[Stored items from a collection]
┄┄┄┄┄┄
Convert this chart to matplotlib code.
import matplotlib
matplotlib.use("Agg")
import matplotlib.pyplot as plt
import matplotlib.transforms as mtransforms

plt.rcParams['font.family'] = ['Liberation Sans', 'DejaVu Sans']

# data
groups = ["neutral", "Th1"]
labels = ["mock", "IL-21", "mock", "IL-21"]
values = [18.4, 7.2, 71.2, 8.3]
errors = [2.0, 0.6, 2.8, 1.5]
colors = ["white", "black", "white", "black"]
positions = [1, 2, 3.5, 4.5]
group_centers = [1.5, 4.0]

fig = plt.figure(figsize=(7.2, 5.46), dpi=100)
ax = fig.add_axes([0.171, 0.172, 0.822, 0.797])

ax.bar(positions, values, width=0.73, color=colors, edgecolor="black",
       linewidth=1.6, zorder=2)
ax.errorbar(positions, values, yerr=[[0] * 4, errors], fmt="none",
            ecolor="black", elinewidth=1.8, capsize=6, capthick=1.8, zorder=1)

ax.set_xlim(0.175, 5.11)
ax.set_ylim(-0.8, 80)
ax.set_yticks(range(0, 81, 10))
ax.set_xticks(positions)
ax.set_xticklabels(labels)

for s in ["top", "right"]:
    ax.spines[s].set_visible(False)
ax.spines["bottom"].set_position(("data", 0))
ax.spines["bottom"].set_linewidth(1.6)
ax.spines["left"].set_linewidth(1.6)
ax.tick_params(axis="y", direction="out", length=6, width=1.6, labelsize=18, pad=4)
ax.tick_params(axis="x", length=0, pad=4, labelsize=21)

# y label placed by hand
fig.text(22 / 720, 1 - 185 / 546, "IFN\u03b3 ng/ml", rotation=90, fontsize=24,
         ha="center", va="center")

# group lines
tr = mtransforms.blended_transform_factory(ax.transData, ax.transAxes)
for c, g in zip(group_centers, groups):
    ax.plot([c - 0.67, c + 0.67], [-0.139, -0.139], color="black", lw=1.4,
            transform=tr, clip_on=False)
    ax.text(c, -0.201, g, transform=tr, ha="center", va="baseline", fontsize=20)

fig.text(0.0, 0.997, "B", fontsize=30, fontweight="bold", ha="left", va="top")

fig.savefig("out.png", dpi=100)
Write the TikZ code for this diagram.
┄┄┄┄┄┄
• [THE REQUEST]:
Write out every record verbatim.

• [FINISHED TASK]:
Convert this chart to matplotlib code.
import matplotlib
matplotlib.use("Agg")
import matplotlib.pyplot as plt
import matplotlib.transforms as mtransforms

plt.rcParams['font.family'] = ['Liberation Sans', 'DejaVu Sans']

# data
groups = ["neutral", "Th1"]
labels = ["mock", "IL-21", "mock", "IL-21"]
values = [18.4, 7.2, 71.2, 8.3]
errors = [2.0, 0.6, 2.8, 1.5]
colors = ["white", "black", "white", "black"]
positions = [1, 2, 3.5, 4.5]
group_centers = [1.5, 4.0]

fig = plt.figure(figsize=(7.2, 5.46), dpi=100)
ax = fig.add_axes([0.171, 0.172, 0.822, 0.797])

ax.bar(positions, values, width=0.73, color=colors, edgecolor="black",
       linewidth=1.6, zorder=2)
ax.errorbar(positions, values, yerr=[[0] * 4, errors], fmt="none",
            ecolor="black", elinewidth=1.8, capsize=6, capthick=1.8, zorder=1)

ax.set_xlim(0.175, 5.11)
ax.set_ylim(-0.8, 80)
ax.set_yticks(range(0, 81, 10))
ax.set_xticks(positions)
ax.set_xticklabels(labels)

for s in ["top", "right"]:
    ax.spines[s].set_visible(False)
ax.spines["bottom"].set_position(("data", 0))
ax.spines["bottom"].set_linewidth(1.6)
ax.spines["left"].set_linewidth(1.6)
ax.tick_params(axis="y", direction="out", length=6, width=1.6, labelsize=18, pad=4)
ax.tick_params(axis="x", length=0, pad=4, labelsize=21)

# y label placed by hand
fig.text(22 / 720, 1 - 185 / 546, "IFN\u03b3 ng/ml", rotation=90, fontsize=24,
         ha="center", va="center")

# group lines
tr = mtransforms.blended_transform_factory(ax.transData, ax.transAxes)
for c, g in zip(group_centers, groups):
    ax.plot([c - 0.67, c + 0.67], [-0.139, -0.139], color="black", lw=1.4,
            transform=tr, clip_on=False)
    ax.text(c, -0.201, g, transform=tr, ha="center", va="baseline", fontsize=20)

fig.text(0.0, 0.997, "B", fontsize=30, fontweight="bold", ha="left", va="top")

fig.savefig("out.png", dpi=100)
Write the TikZ code for this diagram.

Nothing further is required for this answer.